--- Start of DATA SECTION ---

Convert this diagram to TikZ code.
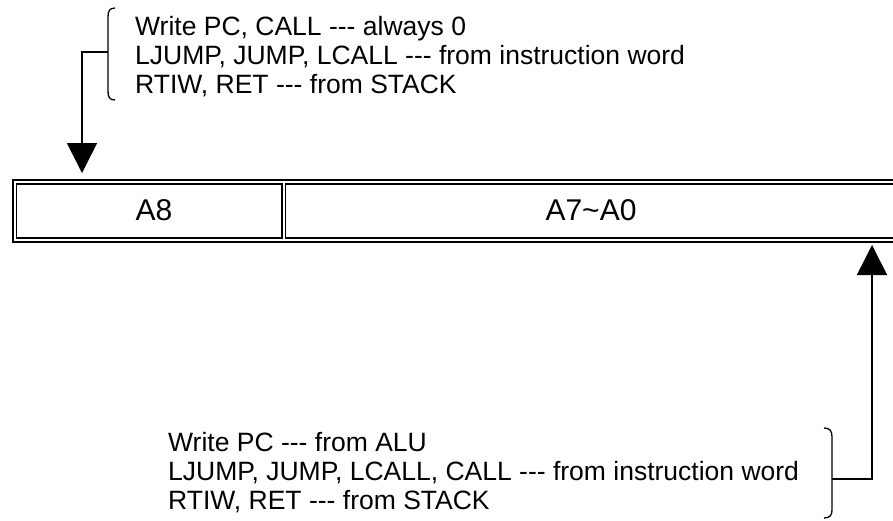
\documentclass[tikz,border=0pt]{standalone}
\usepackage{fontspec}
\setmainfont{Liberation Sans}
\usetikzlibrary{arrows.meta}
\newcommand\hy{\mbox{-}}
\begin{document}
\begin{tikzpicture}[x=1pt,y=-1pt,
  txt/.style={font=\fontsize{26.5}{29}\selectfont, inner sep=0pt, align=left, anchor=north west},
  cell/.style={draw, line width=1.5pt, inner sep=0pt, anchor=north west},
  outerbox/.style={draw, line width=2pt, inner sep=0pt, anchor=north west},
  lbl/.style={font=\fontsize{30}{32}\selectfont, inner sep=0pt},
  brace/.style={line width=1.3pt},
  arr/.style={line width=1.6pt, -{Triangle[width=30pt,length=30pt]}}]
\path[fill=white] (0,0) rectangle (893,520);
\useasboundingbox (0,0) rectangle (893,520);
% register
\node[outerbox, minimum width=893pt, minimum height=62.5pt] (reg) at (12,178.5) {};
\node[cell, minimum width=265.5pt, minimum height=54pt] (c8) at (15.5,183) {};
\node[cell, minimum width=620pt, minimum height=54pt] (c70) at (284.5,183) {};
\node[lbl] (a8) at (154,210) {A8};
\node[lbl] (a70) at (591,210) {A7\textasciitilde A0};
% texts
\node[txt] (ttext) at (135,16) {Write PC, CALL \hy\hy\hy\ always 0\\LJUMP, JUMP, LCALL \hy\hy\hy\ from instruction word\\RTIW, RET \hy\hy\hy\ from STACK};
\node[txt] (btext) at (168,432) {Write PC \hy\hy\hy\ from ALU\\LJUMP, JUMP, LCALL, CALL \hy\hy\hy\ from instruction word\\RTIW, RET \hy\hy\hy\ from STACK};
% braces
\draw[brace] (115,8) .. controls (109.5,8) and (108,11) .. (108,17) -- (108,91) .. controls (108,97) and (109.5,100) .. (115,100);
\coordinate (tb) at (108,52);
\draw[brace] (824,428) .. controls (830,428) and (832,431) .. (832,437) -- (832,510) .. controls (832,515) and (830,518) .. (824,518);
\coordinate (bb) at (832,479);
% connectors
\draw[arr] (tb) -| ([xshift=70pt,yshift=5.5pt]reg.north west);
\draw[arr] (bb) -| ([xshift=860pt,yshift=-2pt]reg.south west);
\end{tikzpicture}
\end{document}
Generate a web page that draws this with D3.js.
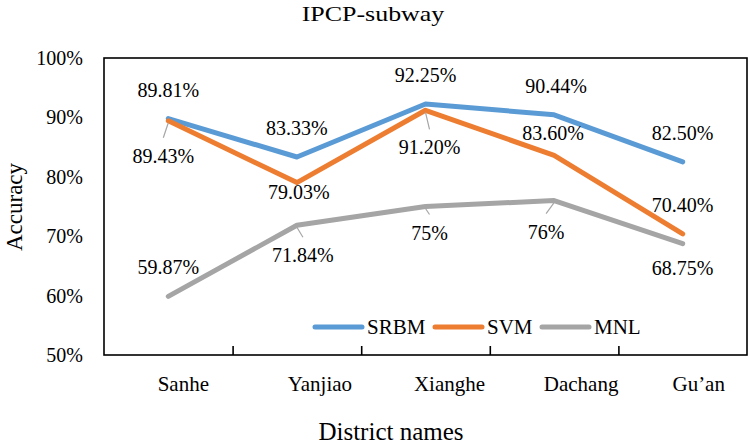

--- End of DATA SECTION ---

- [WRITTEN INSTRUCTION]:
Restate the data above word for word. Do not include the images.

- [TASK RESULT]:
Convert this diagram to TikZ code.
\documentclass[tikz,border=0pt]{standalone}
\usepackage{fontspec}
\setmainfont{Liberation Sans}
\usetikzlibrary{arrows.meta}
\newcommand\hy{\mbox{-}}
\begin{document}
\begin{tikzpicture}[x=1pt,y=-1pt,
  txt/.style={font=\fontsize{26.5}{29}\selectfont, inner sep=0pt, align=left, anchor=north west},
  cell/.style={draw, line width=1.5pt, inner sep=0pt, anchor=north west},
  outerbox/.style={draw, line width=2pt, inner sep=0pt, anchor=north west},
  lbl/.style={font=\fontsize{30}{32}\selectfont, inner sep=0pt},
  brace/.style={line width=1.3pt},
  arr/.style={line width=1.6pt, -{Triangle[width=30pt,length=30pt]}}]
\path[fill=white] (0,0) rectangle (893,520);
\useasboundingbox (0,0) rectangle (893,520);
% register
\node[outerbox, minimum width=893pt, minimum height=62.5pt] (reg) at (12,178.5) {};
\node[cell, minimum width=265.5pt, minimum height=54pt] (c8) at (15.5,183) {};
\node[cell, minimum width=620pt, minimum height=54pt] (c70) at (284.5,183) {};
\node[lbl] (a8) at (154,210) {A8};
\node[lbl] (a70) at (591,210) {A7\textasciitilde A0};
% texts
\node[txt] (ttext) at (135,16) {Write PC, CALL \hy\hy\hy\ always 0\\LJUMP, JUMP, LCALL \hy\hy\hy\ from instruction word\\RTIW, RET \hy\hy\hy\ from STACK};
\node[txt] (btext) at (168,432) {Write PC \hy\hy\hy\ from ALU\\LJUMP, JUMP, LCALL, CALL \hy\hy\hy\ from instruction word\\RTIW, RET \hy\hy\hy\ from STACK};
% braces
\draw[brace] (115,8) .. controls (109.5,8) and (108,11) .. (108,17) -- (108,91) .. controls (108,97) and (109.5,100) .. (115,100);
\coordinate (tb) at (108,52);
\draw[brace] (824,428) .. controls (830,428) and (832,431) .. (832,437) -- (832,510) .. controls (832,515) and (830,518) .. (824,518);
\coordinate (bb) at (832,479);
% connectors
\draw[arr] (tb) -| ([xshift=70pt,yshift=5.5pt]reg.north west);
\draw[arr] (bb) -| ([xshift=860pt,yshift=-2pt]reg.south west);
\end{tikzpicture}
\end{document}
Generate a web page that draws this with D3.js.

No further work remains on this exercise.